I often get a question: Artem, should we develop in-house AI solutions, or should we expect a vendor to solve our problems? In this article, I try to answer this question. Of course, the answer cannot be "yes" or "no".
Each business is unique
Each business is unique. Each IT infrastructure is unique. Each team of people responsible for the business and IT is also unique. At StackState, we recognize it, and we recognize that each client has some AI-specific needs and wants, that differ from other clients. However, we also recognize that while being unique, our customers also share a lot. These two observations are the basis of StackState modeling strategy – give the most for least investments without limiting our client to roll out custom solutions. These two observations are also why we look at StackState as a product and a platform.
Flexibility versus investment
Figure 1 illustrates the modeling approach of StackState as a pyramid with four levels organized in two layers – the product layer and the platform layer. Moving up the pyramid, the client gets increasing amounts of flexibility at the cost of additional investments. In the next sections, I discuss each level in detail: which problems it solves and what is the investment on the side of the client. However, first, I explain what I mean by investments.
What are Investments?
A machine learning model requires to compute power, the software infrastructure to train and serve models, data science knowledge to know what model to use for which task and domain knowledge to define tasks to be solved by models.

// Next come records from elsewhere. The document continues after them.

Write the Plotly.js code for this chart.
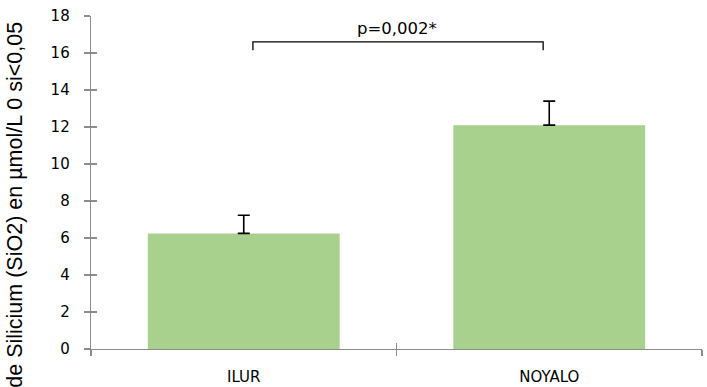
<!DOCTYPE html>
<html>
<head>
<meta charset="utf-8">
<script src="https://cdn.plot.ly/plotly-3.0.1.min.js"></script>
<style>html,body{margin:0;padding:0;background:#fff;}#chart{width:707px;height:387px;}</style>
</head>
<body>
<div id="chart"></div>
<script>
const categories = ["ILUR", "NOYALO"];
const values = [6.25, 12.1];
const errorsUp = [0.98, 1.3];
const errorsDown = [0, 0];
const pLabel = "p=0,002*";
const yTitle = "Concentration de Silicium (SiO2) en µmol/L 0 si<0,05";
const bracketTop = 16.6;
const bracketBottom = 16.15;

const green = "#a9d18e";
const axisColor = "#8c8c8c";
const font = "DejaVu Sans, sans-serif";

const traces = [
  {
    type: "bar", x: categories, y: values,
    marker: {color: green},
    error_y: {type: "data", symmetric: false, array: errorsUp, arrayminus: errorsDown,
              color: "#000", thickness: 1.6, width: 6},
    hoverinfo: "skip", showlegend: false
  },
  {
    type: "bar", x: categories, y: values, xaxis: "x2", yaxis: "y2",
    marker: {color: "rgba(0,0,0,0)"}, hoverinfo: "skip", showlegend: false
  }
];

const axisCommon = {showgrid: false, zeroline: false, showline: true, linecolor: axisColor, linewidth: 1.3,
                    tickcolor: axisColor, tickwidth: 1.3, ticklen: 6};

const layout = {
  width: 707, height: 387,
  margin: {l: 91, r: 5, t: 16, b: 38},
  paper_bgcolor: "#fff", plot_bgcolor: "#fff",
  bargap: 0.372,
  font: {family: font, size: 15, color: "#000"},
  xaxis: Object.assign({}, axisCommon, {type: "category", tickson: "boundaries", ticks: "outside",
          tickfont: {family: font, size: 15, color: "#000"}, ticklabelstandoff: 14, fixedrange: true}),
  yaxis: Object.assign({}, axisCommon, {range: [0, 18], dtick: 2, ticks: "outside",
          tickfont: {family: font, size: 15, color: "#000"}, ticklabelstandoff: 11}),
  xaxis2: Object.assign({}, axisCommon, {type: "category", tickson: "boundaries", ticks: "inside",
          overlaying: "x", matches: "x", showticklabels: false}),
  yaxis2: Object.assign({}, axisCommon, {range: [0, 18], dtick: 2, ticks: "inside",
          overlaying: "y", matches: "y", showticklabels: false}),
  shapes: [
    {type: "path", xref: "x", yref: "y",
     path: "M 0.03," + bracketBottom + " L 0.03," + bracketTop + " L 0.98," + bracketTop + " L 0.98," + bracketBottom,
     line: {color: "#000", width: 1.3}}
  ],
  annotations: [
    {text: pLabel, xref: "paper", yref: "y", x: 0.5, y: bracketTop, yanchor: "bottom", yshift: 2,
     showarrow: false, font: {family: font, size: 16.5, color: "#000"}},
    {text: yTitle, textangle: -90, xref: "paper", yref: "paper", x: -0.124, xanchor: "center",
     y: 0.99, yanchor: "top", showarrow: false,
     font: {family: "Liberation Sans, Arial, sans-serif", size: 21.5, color: "#000"}}
  ]
};

Plotly.newPlot("chart", traces, layout, {staticPlot: true, displayModeBar: false});
</script>
</body>
</html>
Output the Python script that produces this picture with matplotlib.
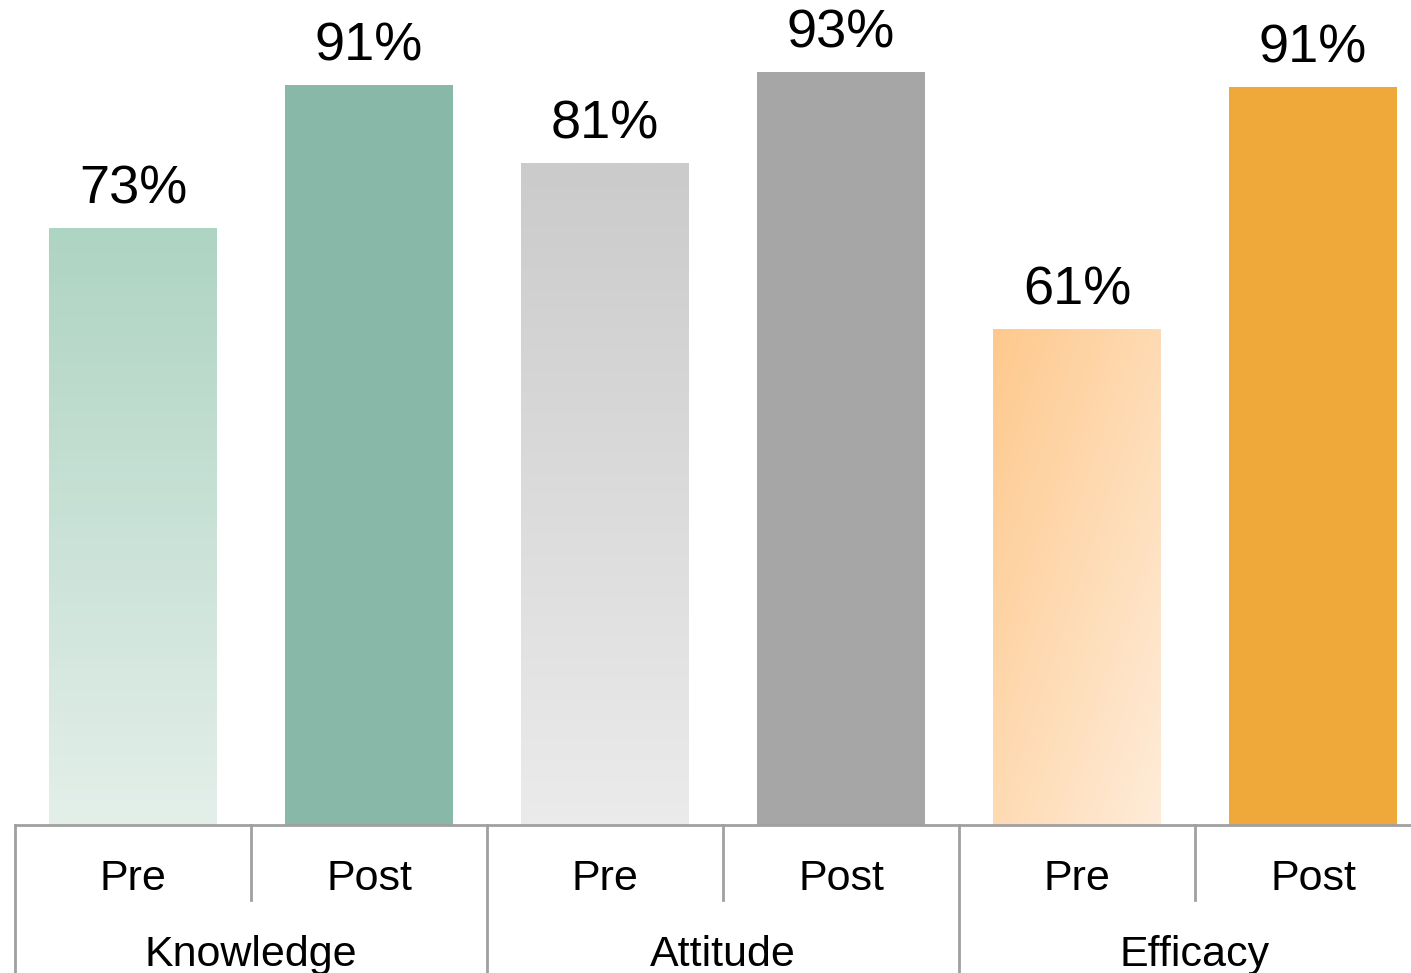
import numpy as np
import matplotlib
matplotlib.use('Agg')
import matplotlib.pyplot as plt
from matplotlib.colors import LinearSegmentedColormap

plt.rcParams['font.family'] = ['Liberation Sans', 'DejaVu Sans']

# Data
groups = ['Knowledge', 'Attitude', 'Efficacy']
phases = ['Pre', 'Post']
values = [73.5, 91.1, 81.5, 92.7, 61.0, 90.9]
labels = ['73%', '91%', '81%', '93%', '61%', '91%']

# Pre bars use gradients, post bars solid
pre_grads = [('#aed4c3', '#e4efea', 'vertical'),
             ('#cbcbcb', '#ebebeb', 'vertical'),
             ('#fec98d', '#feecd9', 'diagonal')]
post_colors = ['#88b9a8', '#a6a6a6', '#efa93a']

fig = plt.figure(figsize=(14.11, 9.73), dpi=100)
# the last category runs a little past the right edge of the picture
ax = fig.add_axes([15 / 1411, 1 - 825 / 973, 1416 / 1411, 825 / 973])

x = np.arange(len(values))
width = 0.708

bars = ax.bar(x, values, width=width, color='none', edgecolor='none')

for i, bar in enumerate(bars):
    g = i // 2
    if i % 2 == 1:
        bar.set_facecolor(post_colors[g])
    else:
        top, bottom, mode = pre_grads[g]
        cmap = LinearSegmentedColormap.from_list('g%d' % g, [top, bottom])
        yy, xx = np.mgrid[0:1:200j, 0:1:100j]
        if mode == 'vertical':
            z = yy
        else:
            z = (yy + xx) / 2
        x0 = bar.get_x()
        ax.imshow(z, cmap=cmap, aspect='auto', origin='upper',
                  extent=[x0, x0 + bar.get_width(), 0, bar.get_height()],
                  interpolation='bilinear', zorder=1)
    ax.text(bar.get_x() + bar.get_width() / 2, bar.get_height() + 1.7,
            labels[i], ha='center', va='bottom', fontsize=39, color='black')

ax.set_xlim(-0.5, 5.5)
ax.set_ylim(0, 101.6)
for s in ax.spines.values():
    s.set_visible(False)
ax.set_xticks([])
ax.set_yticks([])

# Category table below the axes
line_kw = dict(color='#a0a0a0', lw=2, clip_on=False,
               transform=ax.get_xaxis_transform())
ax.plot([-0.5, 5.5], [0, 0], **line_kw)
for xv in [-0.5, 1.5, 3.5]:
    ax.plot([xv, xv], [0, -0.2], **line_kw)
for xv in [0.5, 2.5, 4.5]:
    ax.plot([xv, xv], [0, -0.091], **line_kw)

for i in x:
    ax.text(i, -0.066, phases[i % 2], ha='center', va='center', fontsize=31,
            transform=ax.get_xaxis_transform())
for g, name in enumerate(groups):
    ax.text(2 * g + 0.5, -0.157, name, ha='center', va='center', fontsize=31,
            transform=ax.get_xaxis_transform())

fig.savefig('out.png', dpi=100)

These are the investments that must be made to get a model that provides business value. StackState can make some of these, and some are left up to the client.
Our approach to delivering maximum flexibility
Figure 1: the modeling approach of StackState
1: Pre-trained Machine Learning Models
At the lowest level, we have pre-trained machine learning models. StackState has invested compute power to train them, developed all infrastructure to train and serve them, solved data science problems, and defined the tasks using the domain knowledge. The client simply needs to use them. What can these models do? They can solve generic IT problems, that are common among all clients. I like to call them 1-T models – they typically focus on single component failures. A good example is a Java memory leak – it does not depend on the client's topology and can be detected with a pre-trained model. StackState works as an out-of-the-box product.
2: Retraining Machine Learning Models
At the second level, we have generic problems with specific behaviors – disks running full, memory leak of one component affecting the latency of another component. These problems may depend on the particular component properties, that can be different among components, or on the particular relationships between components, topology. Because of that, the pretrained models cannot solve these tasks, and the client must invest computational resources in retraining them. However, StackState invests in all the infrastructure, data science, and domain knowledge. IT problems exist on these two levels. StackState works as a customizable product.
3: Auto Machine Learning Model Selection
On the third level, we have problems that were not anticipated by StackState – these are problems specific to the client's business. Each business is unique, and that's why StackState allows users to specify new tasks for StackState AI. For example, a webshop might want to detect anomalies in the number of clients visiting the website or the conversion rate. To solve this task, StackState AI needs domain knowledge – what to predict and on what to base the predictions. For instance, to perform the anomaly detection in conversion rate the user would specify the stream inside the StackState which holds the conversion rate, and potentially related streams such as weather, holiday information, and information about promotions and discounts. Then StackState would automatically select the right algorithm, train and deploy it. This way, the client invests domain knowledge and compute while StackState invests data science and infrastructure. StackState works as an AI platform at this level.
4: Custom Machine Learning Models
At the top level, the client wants to do something completely new – solve some highly specific problems. For example, the client might want to predict the capacity requirements for a campaign or plan a move to the cloud. Here the client has endless options. The client can use custom models, training routines, data pipelines all while taking advantage of StackState AI infrastructure. Alternatively, if even that is not enough, the client can use StackState just as a data platform or a visualization/alerting platform. The client pulls data from the 4T data model, performs data science, and optionally serves the predictions to show in StackState's user interface. This way, the client has ultimate flexibility while enjoying all the convenience of the StackState platform.
Build or buy?
At StackState, we strive to be a product and a platform because we recognize the need to provide out-of-the-box solutions while not restricting the AI capabilities of the client. StackState aims to provide effortless solutions to IT problems by providing convenient tools to solve problems at the intersection of business and IT.
The final advice is the following: it is preferable to buy off-the-shelve solutions when they exist; however, there are essential use cases that are not covered by these off-the-shelve solutions. Therefore, it is vital to invest in an open AIOps platform, that lets you roll out custom solutions while leveraging as much of the platform capabilities as possible for data access, machine learning life cycle management, etc. This way, the organization maximizes the ROI and has a short path to value.